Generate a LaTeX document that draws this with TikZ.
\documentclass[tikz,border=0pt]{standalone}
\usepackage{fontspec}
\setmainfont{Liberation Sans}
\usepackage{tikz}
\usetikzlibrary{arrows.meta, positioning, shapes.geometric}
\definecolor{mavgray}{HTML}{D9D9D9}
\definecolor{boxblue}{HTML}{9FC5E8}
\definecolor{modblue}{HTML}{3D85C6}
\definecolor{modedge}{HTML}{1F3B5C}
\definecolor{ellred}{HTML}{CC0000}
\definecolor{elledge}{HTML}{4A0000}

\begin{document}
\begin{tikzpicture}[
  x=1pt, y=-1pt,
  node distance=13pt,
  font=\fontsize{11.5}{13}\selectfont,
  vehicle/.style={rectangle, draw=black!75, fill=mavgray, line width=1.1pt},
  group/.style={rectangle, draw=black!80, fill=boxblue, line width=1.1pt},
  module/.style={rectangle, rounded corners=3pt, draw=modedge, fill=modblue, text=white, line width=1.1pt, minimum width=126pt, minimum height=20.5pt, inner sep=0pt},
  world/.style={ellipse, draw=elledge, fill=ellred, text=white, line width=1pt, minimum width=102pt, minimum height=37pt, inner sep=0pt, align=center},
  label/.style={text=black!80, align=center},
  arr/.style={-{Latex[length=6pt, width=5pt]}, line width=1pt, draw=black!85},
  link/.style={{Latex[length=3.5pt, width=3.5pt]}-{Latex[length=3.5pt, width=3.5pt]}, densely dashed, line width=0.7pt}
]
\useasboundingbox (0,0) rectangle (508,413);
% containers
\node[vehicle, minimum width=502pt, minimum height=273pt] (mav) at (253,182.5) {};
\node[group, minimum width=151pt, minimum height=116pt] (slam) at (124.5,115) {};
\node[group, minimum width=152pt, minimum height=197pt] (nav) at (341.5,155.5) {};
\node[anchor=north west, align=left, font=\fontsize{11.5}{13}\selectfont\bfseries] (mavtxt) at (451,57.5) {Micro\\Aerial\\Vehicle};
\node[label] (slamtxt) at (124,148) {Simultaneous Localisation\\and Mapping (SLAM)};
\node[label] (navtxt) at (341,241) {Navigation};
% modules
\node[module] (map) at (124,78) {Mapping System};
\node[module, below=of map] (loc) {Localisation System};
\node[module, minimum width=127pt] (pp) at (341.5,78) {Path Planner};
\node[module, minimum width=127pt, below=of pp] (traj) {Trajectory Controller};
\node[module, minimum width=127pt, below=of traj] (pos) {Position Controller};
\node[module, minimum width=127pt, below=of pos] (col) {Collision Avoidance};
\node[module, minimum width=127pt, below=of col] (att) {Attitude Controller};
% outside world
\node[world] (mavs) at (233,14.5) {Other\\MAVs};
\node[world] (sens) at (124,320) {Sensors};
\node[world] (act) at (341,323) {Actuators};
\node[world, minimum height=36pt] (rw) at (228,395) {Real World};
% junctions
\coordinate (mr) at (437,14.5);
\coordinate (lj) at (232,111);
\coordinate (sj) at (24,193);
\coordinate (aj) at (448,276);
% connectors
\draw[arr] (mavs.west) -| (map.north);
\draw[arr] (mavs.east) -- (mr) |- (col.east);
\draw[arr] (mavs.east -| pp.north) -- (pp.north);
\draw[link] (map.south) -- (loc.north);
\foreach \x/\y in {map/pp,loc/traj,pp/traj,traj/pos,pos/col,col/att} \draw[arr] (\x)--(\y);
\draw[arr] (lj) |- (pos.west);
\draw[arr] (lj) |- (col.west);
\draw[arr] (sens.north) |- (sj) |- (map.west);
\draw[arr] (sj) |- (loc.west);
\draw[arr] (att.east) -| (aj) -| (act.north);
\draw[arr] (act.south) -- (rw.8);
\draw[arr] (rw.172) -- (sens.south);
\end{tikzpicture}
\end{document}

----

◆ **What to produce**
Extract the complete listing verbatim.

◆ **Solution**
Generate a LaTeX document that draws this with TikZ.
\documentclass[tikz,border=0pt]{standalone}
\usepackage{fontspec}
\setmainfont{Liberation Sans}
\usepackage{tikz}
\usetikzlibrary{arrows.meta, positioning, shapes.geometric}
\definecolor{mavgray}{HTML}{D9D9D9}
\definecolor{boxblue}{HTML}{9FC5E8}
\definecolor{modblue}{HTML}{3D85C6}
\definecolor{modedge}{HTML}{1F3B5C}
\definecolor{ellred}{HTML}{CC0000}
\definecolor{elledge}{HTML}{4A0000}

\begin{document}
\begin{tikzpicture}[
  x=1pt, y=-1pt,
  node distance=13pt,
  font=\fontsize{11.5}{13}\selectfont,
  vehicle/.style={rectangle, draw=black!75, fill=mavgray, line width=1.1pt},
  group/.style={rectangle, draw=black!80, fill=boxblue, line width=1.1pt},
  module/.style={rectangle, rounded corners=3pt, draw=modedge, fill=modblue, text=white, line width=1.1pt, minimum width=126pt, minimum height=20.5pt, inner sep=0pt},
  world/.style={ellipse, draw=elledge, fill=ellred, text=white, line width=1pt, minimum width=102pt, minimum height=37pt, inner sep=0pt, align=center},
  label/.style={text=black!80, align=center},
  arr/.style={-{Latex[length=6pt, width=5pt]}, line width=1pt, draw=black!85},
  link/.style={{Latex[length=3.5pt, width=3.5pt]}-{Latex[length=3.5pt, width=3.5pt]}, densely dashed, line width=0.7pt}
]
\useasboundingbox (0,0) rectangle (508,413);
% containers
\node[vehicle, minimum width=502pt, minimum height=273pt] (mav) at (253,182.5) {};
\node[group, minimum width=151pt, minimum height=116pt] (slam) at (124.5,115) {};
\node[group, minimum width=152pt, minimum height=197pt] (nav) at (341.5,155.5) {};
\node[anchor=north west, align=left, font=\fontsize{11.5}{13}\selectfont\bfseries] (mavtxt) at (451,57.5) {Micro\\Aerial\\Vehicle};
\node[label] (slamtxt) at (124,148) {Simultaneous Localisation\\and Mapping (SLAM)};
\node[label] (navtxt) at (341,241) {Navigation};
% modules
\node[module] (map) at (124,78) {Mapping System};
\node[module, below=of map] (loc) {Localisation System};
\node[module, minimum width=127pt] (pp) at (341.5,78) {Path Planner};
\node[module, minimum width=127pt, below=of pp] (traj) {Trajectory Controller};
\node[module, minimum width=127pt, below=of traj] (pos) {Position Controller};
\node[module, minimum width=127pt, below=of pos] (col) {Collision Avoidance};
\node[module, minimum width=127pt, below=of col] (att) {Attitude Controller};
% outside world
\node[world] (mavs) at (233,14.5) {Other\\MAVs};
\node[world] (sens) at (124,320) {Sensors};
\node[world] (act) at (341,323) {Actuators};
\node[world, minimum height=36pt] (rw) at (228,395) {Real World};
% junctions
\coordinate (mr) at (437,14.5);
\coordinate (lj) at (232,111);
\coordinate (sj) at (24,193);
\coordinate (aj) at (448,276);
% connectors
\draw[arr] (mavs.west) -| (map.north);
\draw[arr] (mavs.east) -- (mr) |- (col.east);
\draw[arr] (mavs.east -| pp.north) -- (pp.north);
\draw[link] (map.south) -- (loc.north);
\foreach \x/\y in {map/pp,loc/traj,pp/traj,traj/pos,pos/col,col/att} \draw[arr] (\x)--(\y);
\draw[arr] (lj) |- (pos.west);
\draw[arr] (lj) |- (col.west);
\draw[arr] (sens.north) |- (sj) |- (map.west);
\draw[arr] (sj) |- (loc.west);
\draw[arr] (att.east) -| (aj) -| (act.north);
\draw[arr] (act.south) -- (rw.8);
\draw[arr] (rw.172) -- (sens.south);
\end{tikzpicture}
\end{document}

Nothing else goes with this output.